Insights
Tick Data Alternatives for Independent Quants
Alphanume Team · June 6, 2026
Tick Data Alternatives for Independent Quants
Deep historical intraday data is invaluable and was built for institutions. Here are the flat-rate developer APIs that opened it up.
What Tick Data Does Well
Tick Data has supplied historical intraday data to institutional quants for decades, covering global equities, futures, forex, options, and indices, with history that often reaches further back than newer providers. Now part of FactSet, it delivers deep, cleaned intraday history in flat files that integrate with most backtesting frameworks. For long-horizon intraday research, the historical depth is a real asset.
The product is oriented toward institutional research budgets and file-based delivery. That depth and cleanliness come with enterprise pricing and access, which is the friction for an independent quant who needs intraday data without an institutional contract.
Why Independent Quants Look for Alternatives
The first reason is access and cost. Institutional intraday data is priced for institutions, and being part of a larger enterprise stack can push access toward enterprise commitments. The second reason is delivery: flat-file purchases suit some workflows and not on-demand, cloud-based ones.
The third reason is that, for many strategies, the extreme historical depth is more than the work requires.
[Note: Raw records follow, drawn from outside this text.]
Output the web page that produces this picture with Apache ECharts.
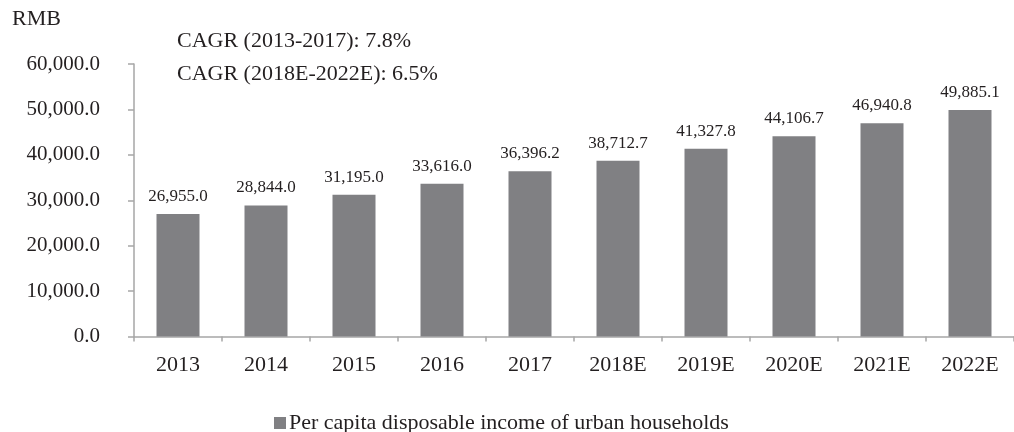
<!DOCTYPE html>
<html>
<head>
<meta charset="utf-8">
<title>Per capita disposable income of urban households</title>
<script src="https://cdn.jsdelivr.net/npm/echarts@6/dist/echarts.min.js"></script>
<style>
  html, body { margin: 0; padding: 0; background: #ffffff; }
  #chart { width: 1014px; height: 432px; }
</style>
</head>
<body>
<div id="chart"></div>
<script>
// Years shown along the category axis
const years = ['2013', '2014', '2015', '2016', '2017', '2018E', '2019E', '2020E', '2021E', '2022E'];
// Per capita disposable income of urban households, RMB
const income = [26955.0, 28844.0, 31195.0, 33616.0, 36396.2, 38712.7, 41327.8, 44106.7, 46940.8, 49885.1];
// Value axis range and step
const yMin = 0;
const yMax = 60000;
const yStep = 10000;
// Annotation texts
const unitLabel = 'RMB';
const cagrNotes = ['CAGR (2013-2017): 7.8%', 'CAGR (2018E-2022E): 6.5%'];
const seriesName = 'Per capita disposable income of urban households';

const FONT = '"Liberation Serif", "Times New Roman", serif';
const TEXT = '#231f20';
const BAR = '#808083';
const AXIS = '#a6a6a6';

const fmt = v => Number(v).toLocaleString('en-US', { minimumFractionDigits: 1, maximumFractionDigits: 1 });

const chart = echarts.init(document.getElementById('chart'), null, { renderer: 'canvas' });

chart.setOption({
  animation: false,
  backgroundColor: '#ffffff',
  textStyle: { fontFamily: FONT, color: TEXT },
  grid: { left: 134, top: 64, width: 883, bottom: 95.5, containLabel: false },
  legend: {
    data: [seriesName],
    left: 269,
    top: 407,
    itemWidth: 12,
    itemHeight: 12,
    itemGap: 10,
    icon: 'rect',
    textStyle: { fontFamily: FONT, fontSize: 22, color: TEXT, padding: [0, 0, 0, -2] }
  },
  xAxis: {
    type: 'category',
    data: years,
    axisLine: { lineStyle: { color: AXIS, width: 1.5 } },
    axisTick: { show: true, length: 5, lineStyle: { color: AXIS, width: 1.5 } },
    axisLabel: { fontFamily: FONT, fontSize: 22, color: TEXT, margin: 18 }
  },
  yAxis: {
    type: 'value',
    min: yMin,
    max: yMax,
    interval: yStep,
    splitLine: { show: false },
    axisLine: { show: true, lineStyle: { color: AXIS, width: 1.5 } },
    axisTick: { show: true, length: 6, lineStyle: { color: AXIS, width: 1.5 } },
    axisLabel: { fontFamily: FONT, fontSize: 21, color: TEXT, margin: 34, formatter: fmt }
  },
  series: [{
    name: seriesName,
    type: 'bar',
    data: income,
    barWidth: 43,
    itemStyle: { color: BAR },
    label: {
      show: true,
      position: 'top',
      distance: 9,
      fontFamily: FONT,
      fontSize: 17,
      color: TEXT,
      formatter: p => fmt(p.value)
    }
  }],
  graphic: [
    { type: 'text', left: 12, top: 8, style: { text: unitLabel, font: '22px ' + FONT, fill: TEXT } },
    { type: 'text', left: 177, top: 30, style: { text: cagrNotes[0], font: '22px ' + FONT, fill: TEXT } },
    { type: 'text', left: 177, top: 63, style: { text: cagrNotes[1], font: '22px ' + FONT, fill: TEXT } }
  ]
});
</script>
</body>
</html>
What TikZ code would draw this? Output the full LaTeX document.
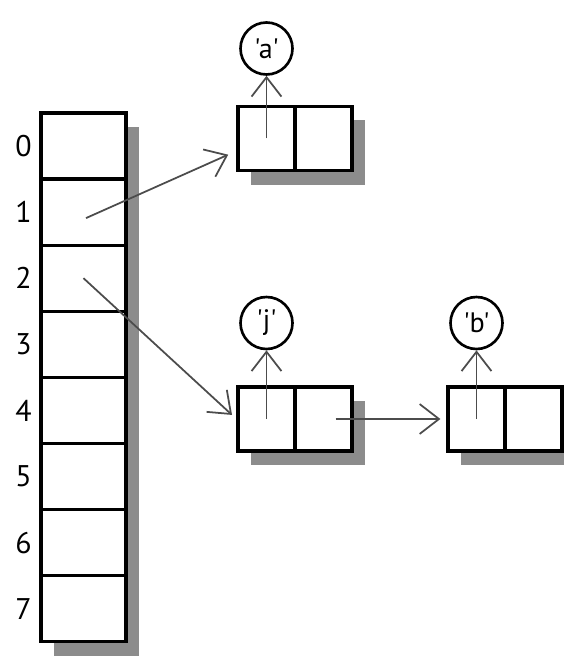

A researcher running intraday strategies over the past decade may not need data reaching back to the 1980s, and a flat-rate developer API can cover the relevant window affordably.
A concrete example: Tick Data's multi-decade history is ideal for studying long-horizon intraday regularities. A quant backtesting a strategy over recent years often needs less depth and more flexibility, which a modern API delivers at a fraction of the cost.
The Alternatives
Databento offers institutional-grade intraday and tick data through a modern API with usage-based pricing, and our Databento alternatives guide compares it with its peers. Polygon.io (Massive) provides flat-rate intraday and tick data for US equities, covered against its peers in our Polygon (Massive) alternatives guide.
For the wider landscape sorted by use case, our roundup of the best market data APIs for algorithmic trading is the practical starting point.
Comparison Table
Provider | History Depth | Delivery | Pricing | Best For |
Tick Data | Multi-decade | Flat files | Enterprise | Long-horizon intraday |
Databento | Since 2018+ | Modern API | Usage-based | Tick-level research |
Polygon (Massive) | 10+ years (US) | API | Flat-rate | US intraday on a budget |
Where Tick Data Still Wins
When you genuinely need multi-decade intraday history across global asset classes, Tick Data's depth is hard to match, and for long-horizon studies that reach back further than newer providers cover, it remains a primary source. Researchers whose questions require that depth get real value that a younger API cannot yet provide.
The boundary is whether your work needs that depth at all. Many strategies operate over recent history, where a flat-rate or usage-based API delivers what is required more flexibly and far more cheaply. Match the provider to how far back your edge actually lives.
The Layer Intraday Data Does Not Carry
Deep intraday prices are a foundation, and they do not encode the structured research context a systematic strategy often needs, such as a point-in-time universe and dated corporate events. Even perfect tick data can sit beneath a structurally invalid backtest if universe and event context are wrong.
Alphanume's historical market cap dataset supplies point-in-time size, and the dilution events feed adds dated financing events. These layer on top of any intraday source, complementing it with the universe and event context that price data alone does not provide.
How to Choose
Choose Tick Data when your research genuinely requires multi-decade intraday depth across asset classes and the budget supports it. Choose a modern API, usage-based or flat-rate, when you need recent intraday history with flexible, affordable access. Then add a point-in-time research layer, because intraday depth and research structure are separate requirements.